━━━━━ Extracted records ━━━━━
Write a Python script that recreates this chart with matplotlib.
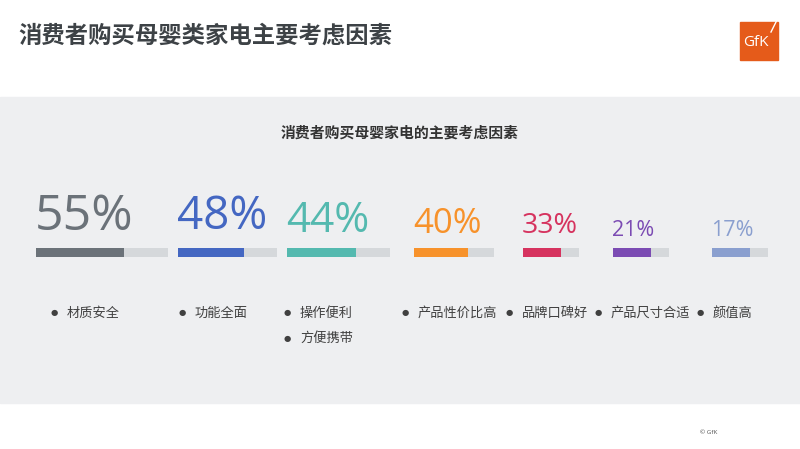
import matplotlib.pyplot as plt
from matplotlib.patches import Rectangle

# 数据
labels = ["材质安全", "功能全面", "操作便利", "产品性价比高", "品牌口碑好", "产品尺寸合适", "颜值高"]
values = [55, 48, 44, 40, 33, 21, 17]
colors = ["#6b7279", "#4467c2", "#54b9af", "#f7922b", "#d6335f", "#7b4bb3", "#8a9fcf"]
extra_label = "方便携带"

title = "消费者购买母婴类家电主要考虑因素"
subtitle = "消费者购买母婴家电的主要考虑因素"

# 布局 (像素)
bar_left = [36, 178, 287, 414, 523, 613, 712]
track_w = [132, 99, 103, 80, 56, 56, 56]
pct_size = [36, 33, 30.5, 25, 20.5, 15.5, 15.5]
pct_base = [230, 229, 232, 233, 233, 236, 236]
fill_frac = 0.67
bullet_x = [54, 182, 287, 405, 509, 598, 700]

CJK = ["Noto Sans CJK SC", "DejaVu Sans"]
NUM = ["Open Sans", "DejaVu Sans"]

fig = plt.figure(figsize=(8, 4.49), dpi=100)
ax = fig.add_axes([0, 0, 1, 1])
ax.set_xlim(0, 800)
ax.set_ylim(449, 0)
ax.axis("off")

# 灰色背景带
ax.add_patch(Rectangle((0, 97), 800, 306, color="#eeeff1", zorder=0))

# 标题
ax.text(18, 36, title, fontsize=16.8, fontweight="bold", color="#3d4246",
        family=CJK, va="center", ha="left")
ax.text(400, 133, subtitle, fontsize=10.7, fontweight="bold", color="#333333",
        family=CJK, va="center", ha="center")

# GfK 标志
ax.add_patch(Rectangle((740, 22), 38, 38, color="#e55b1a", zorder=2))
ax.text(756, 43, "GfK", fontsize=11, color="white", family=NUM,
        ha="center", va="center", zorder=3)
ax.plot([771, 777], [32, 20], color="white", lw=1, zorder=3)

# 百分比与进度条
for i in range(len(values)):
    ax.barh(252.5, track_w[i], left=bar_left[i], height=9, color="#d5d8db", zorder=2)
    ax.barh(252.5, track_w[i] * fill_frac, left=bar_left[i], height=9,
            color=colors[i], zorder=3)
    ax.text(bar_left[i] - 1, pct_base[i], f"{values[i]}%", fontsize=pct_size[i],
            color=colors[i], family=NUM, ha="left", va="baseline")

# 图例项目
for i in range(len(labels)):
    ax.text(bullet_x[i], 313, "●", fontsize=6, color="#404040",
            family=["DejaVu Sans"], ha="center", va="center")
    ax.text(bullet_x[i] + 13, 313, labels[i], fontsize=9.5, color="#404040",
            family=CJK, ha="left", va="center")
ax.text(bullet_x[2], 338, "●", fontsize=6, color="#404040",
        family=["DejaVu Sans"], ha="center", va="center")
ax.text(bullet_x[2] + 13, 338, extra_label, fontsize=9.5, color="#404040",
        family=CJK, ha="left", va="center")

ax.text(709, 433, "© GfK", fontsize=4.5, color="#555555", family=NUM,
        ha="center", va="center")

fig.savefig("out.png", dpi=100)
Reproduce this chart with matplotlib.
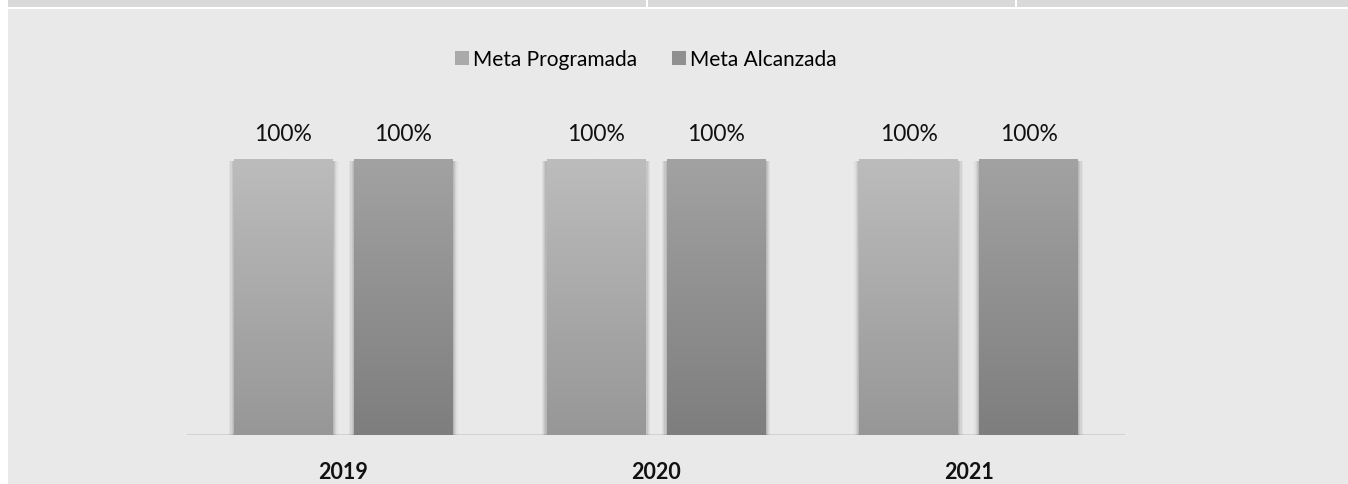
import numpy as np
import matplotlib.pyplot as plt
from matplotlib.patches import Rectangle

# ---- data ----
years = ["2019", "2020", "2021"]
series_names = ["Meta Programada", "Meta Alcanzada"]
meta_programada = [1.00, 1.00, 1.00]
meta_alcanzada = [1.00, 1.00, 1.00]
value_labels = ["100%", "100%", "100%"]

# gradient colours (top, bottom) per series
grad_colors = [("#bcbcbc", "#979797"), ("#a2a2a2", "#7e7e7e")]

plt.rcParams['font.family'] = ['Lato', 'DejaVu Sans']

W, H = 1348, 485
fig = plt.figure(figsize=(W / 100, H / 100), dpi=100)
fig.patch.set_facecolor("white")

# page decoration: table strip on top and the chart background
def px_rect(x0, y0, x1, y1, color, z=-10):
    fig.patches.append(Rectangle((x0 / W, 1 - y1 / H), (x1 - x0) / W, (y1 - y0) / H,
                                 transform=fig.transFigure, facecolor=color,
                                 edgecolor="none", zorder=z))

px_rect(8, 0, 1348, 8, "#d9d9d9")
px_rect(646, 0, 648, 8, "white", z=-9)
px_rect(1015, 0, 1017, 8, "white", z=-9)
px_rect(8, 10, 1348, 485, "#e9e9e9")

ax = fig.add_axes([187 / W, (H - 436) / H, 938 / W, (436 - 104.8) / H])
ax.set_facecolor("none")
ax.set_zorder(5)

x = np.arange(len(years))
width = 0.315
offsets = [-0.192, 0.192]

def gradient_bar(xc, h, top, bottom):
    x0, x1 = xc - width / 2, xc + width / 2
    # soft shadow
    for i, a in enumerate([0.04, 0.05, 0.06, 0.07]):
        d = 0.004 * (4 - i)
        ax.add_patch(Rectangle((x0 - d, -0.012), (x1 - x0) + 2 * d, h + 0.006,
                               facecolor="black", alpha=a, edgecolor="none", zorder=1))
    c0 = np.array(plt.matplotlib.colors.to_rgb(top))
    c1 = np.array(plt.matplotlib.colors.to_rgb(bottom))
    t = np.linspace(0, 1, 128)[:, None]
    img = (c0 * (1 - t) + c1 * t)[:, None, :]
    ax.imshow(img, extent=[x0, x1, 0, h], origin="upper", aspect="auto", zorder=2)

for s, vals in enumerate([meta_programada, meta_alcanzada]):
    for i, v in enumerate(vals):
        xc = x[i] + offsets[s]
        gradient_bar(xc, v, *grad_colors[s])
        ax.annotate(value_labels[i], (xc, v), xytext=(0, 11), textcoords="offset points",
                    ha="center", va="bottom", fontsize=16.5, color="#111111")

ax.set_xlim(-0.5, 2.5)
ax.set_ylim(0, 1.2)
ax.axhline(0, color="#d2d2d2", lw=1.5, zorder=0.5)

for sp in ax.spines.values():
    sp.set_visible(False)
ax.set_yticks([])
ax.set_xticks(x)
ax.set_xticklabels(years, fontsize=15.5, fontweight="bold", color="#111111")
ax.tick_params(axis="x", length=0, pad=19)

handles = [Rectangle((0, 0), 1, 1, facecolor=c, edgecolor="none") for c in ["#aaaaaa", "#909090"]]
fig.legend(handles, series_names, loc="center", bbox_to_anchor=(646 / W, 1 - 60 / H),
           ncol=2, frameon=False, fontsize=15, handlelength=0.65, handleheight=0.65,
           handletextpad=0.2, columnspacing=1.7)

fig.savefig("out.png", dpi=100, facecolor=fig.get_facecolor())
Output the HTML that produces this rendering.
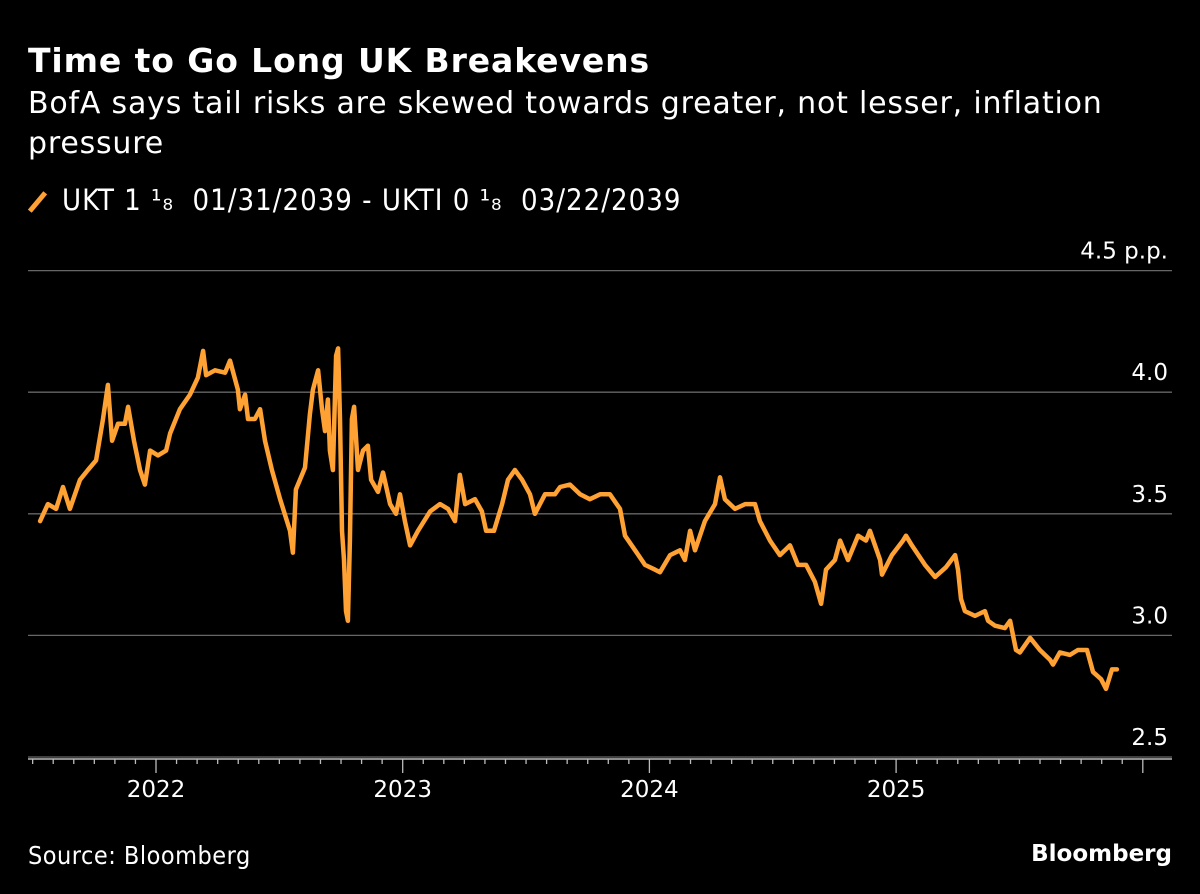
━━━━━
Reproduce each line exactly, please, except for any pictures.

• [Answer to the exercise]:
Write a Python script that recreates this chart with matplotlib.
import matplotlib.pyplot as plt
from matplotlib.patches import Rectangle

# 数据
labels = ["材质安全", "功能全面", "操作便利", "产品性价比高", "品牌口碑好", "产品尺寸合适", "颜值高"]
values = [55, 48, 44, 40, 33, 21, 17]
colors = ["#6b7279", "#4467c2", "#54b9af", "#f7922b", "#d6335f", "#7b4bb3", "#8a9fcf"]
extra_label = "方便携带"

title = "消费者购买母婴类家电主要考虑因素"
subtitle = "消费者购买母婴家电的主要考虑因素"

# 布局 (像素)
bar_left = [36, 178, 287, 414, 523, 613, 712]
track_w = [132, 99, 103, 80, 56, 56, 56]
pct_size = [36, 33, 30.5, 25, 20.5, 15.5, 15.5]
pct_base = [230, 229, 232, 233, 233, 236, 236]
fill_frac = 0.67
bullet_x = [54, 182, 287, 405, 509, 598, 700]

CJK = ["Noto Sans CJK SC", "DejaVu Sans"]
NUM = ["Open Sans", "DejaVu Sans"]

fig = plt.figure(figsize=(8, 4.49), dpi=100)
ax = fig.add_axes([0, 0, 1, 1])
ax.set_xlim(0, 800)
ax.set_ylim(449, 0)
ax.axis("off")

# 灰色背景带
ax.add_patch(Rectangle((0, 97), 800, 306, color="#eeeff1", zorder=0))

# 标题
ax.text(18, 36, title, fontsize=16.8, fontweight="bold", color="#3d4246",
        family=CJK, va="center", ha="left")
ax.text(400, 133, subtitle, fontsize=10.7, fontweight="bold", color="#333333",
        family=CJK, va="center", ha="center")

# GfK 标志
ax.add_patch(Rectangle((740, 22), 38, 38, color="#e55b1a", zorder=2))
ax.text(756, 43, "GfK", fontsize=11, color="white", family=NUM,
        ha="center", va="center", zorder=3)
ax.plot([771, 777], [32, 20], color="white", lw=1, zorder=3)

# 百分比与进度条
for i in range(len(values)):
    ax.barh(252.5, track_w[i], left=bar_left[i], height=9, color="#d5d8db", zorder=2)
    ax.barh(252.5, track_w[i] * fill_frac, left=bar_left[i], height=9,
            color=colors[i], zorder=3)
    ax.text(bar_left[i] - 1, pct_base[i], f"{values[i]}%", fontsize=pct_size[i],
            color=colors[i], family=NUM, ha="left", va="baseline")

# 图例项目
for i in range(len(labels)):
    ax.text(bullet_x[i], 313, "●", fontsize=6, color="#404040",
            family=["DejaVu Sans"], ha="center", va="center")
    ax.text(bullet_x[i] + 13, 313, labels[i], fontsize=9.5, color="#404040",
            family=CJK, ha="left", va="center")
ax.text(bullet_x[2], 338, "●", fontsize=6, color="#404040",
        family=["DejaVu Sans"], ha="center", va="center")
ax.text(bullet_x[2] + 13, 338, extra_label, fontsize=9.5, color="#404040",
        family=CJK, ha="left", va="center")

ax.text(709, 433, "© GfK", fontsize=4.5, color="#555555", family=NUM,
        ha="center", va="center")

fig.savefig("out.png", dpi=100)
Reproduce this chart with matplotlib.
import numpy as np
import matplotlib.pyplot as plt
from matplotlib.patches import Rectangle

# ---- data ----
years = ["2019", "2020", "2021"]
series_names = ["Meta Programada", "Meta Alcanzada"]
meta_programada = [1.00, 1.00, 1.00]
meta_alcanzada = [1.00, 1.00, 1.00]
value_labels = ["100%", "100%", "100%"]

# gradient colours (top, bottom) per series
grad_colors = [("#bcbcbc", "#979797"), ("#a2a2a2", "#7e7e7e")]

plt.rcParams['font.family'] = ['Lato', 'DejaVu Sans']

W, H = 1348, 485
fig = plt.figure(figsize=(W / 100, H / 100), dpi=100)
fig.patch.set_facecolor("white")

# page decoration: table strip on top and the chart background
def px_rect(x0, y0, x1, y1, color, z=-10):
    fig.patches.append(Rectangle((x0 / W, 1 - y1 / H), (x1 - x0) / W, (y1 - y0) / H,
                                 transform=fig.transFigure, facecolor=color,
                                 edgecolor="none", zorder=z))

px_rect(8, 0, 1348, 8, "#d9d9d9")
px_rect(646, 0, 648, 8, "white", z=-9)
px_rect(1015, 0, 1017, 8, "white", z=-9)
px_rect(8, 10, 1348, 485, "#e9e9e9")

ax = fig.add_axes([187 / W, (H - 436) / H, 938 / W, (436 - 104.8) / H])
ax.set_facecolor("none")
ax.set_zorder(5)

x = np.arange(len(years))
width = 0.315
offsets = [-0.192, 0.192]

def gradient_bar(xc, h, top, bottom):
    x0, x1 = xc - width / 2, xc + width / 2
    # soft shadow
    for i, a in enumerate([0.04, 0.05, 0.06, 0.07]):
        d = 0.004 * (4 - i)
        ax.add_patch(Rectangle((x0 - d, -0.012), (x1 - x0) + 2 * d, h + 0.006,
                               facecolor="black", alpha=a, edgecolor="none", zorder=1))
    c0 = np.array(plt.matplotlib.colors.to_rgb(top))
    c1 = np.array(plt.matplotlib.colors.to_rgb(bottom))
    t = np.linspace(0, 1, 128)[:, None]
    img = (c0 * (1 - t) + c1 * t)[:, None, :]
    ax.imshow(img, extent=[x0, x1, 0, h], origin="upper", aspect="auto", zorder=2)

for s, vals in enumerate([meta_programada, meta_alcanzada]):
    for i, v in enumerate(vals):
        xc = x[i] + offsets[s]
        gradient_bar(xc, v, *grad_colors[s])
        ax.annotate(value_labels[i], (xc, v), xytext=(0, 11), textcoords="offset points",
                    ha="center", va="bottom", fontsize=16.5, color="#111111")

ax.set_xlim(-0.5, 2.5)
ax.set_ylim(0, 1.2)
ax.axhline(0, color="#d2d2d2", lw=1.5, zorder=0.5)

for sp in ax.spines.values():
    sp.set_visible(False)
ax.set_yticks([])
ax.set_xticks(x)
ax.set_xticklabels(years, fontsize=15.5, fontweight="bold", color="#111111")
ax.tick_params(axis="x", length=0, pad=19)

handles = [Rectangle((0, 0), 1, 1, facecolor=c, edgecolor="none") for c in ["#aaaaaa", "#909090"]]
fig.legend(handles, series_names, loc="center", bbox_to_anchor=(646 / W, 1 - 60 / H),
           ncol=2, frameon=False, fontsize=15, handlelength=0.65, handleheight=0.65,
           handletextpad=0.2, columnspacing=1.7)

fig.savefig("out.png", dpi=100, facecolor=fig.get_facecolor())
Output the HTML that produces this rendering.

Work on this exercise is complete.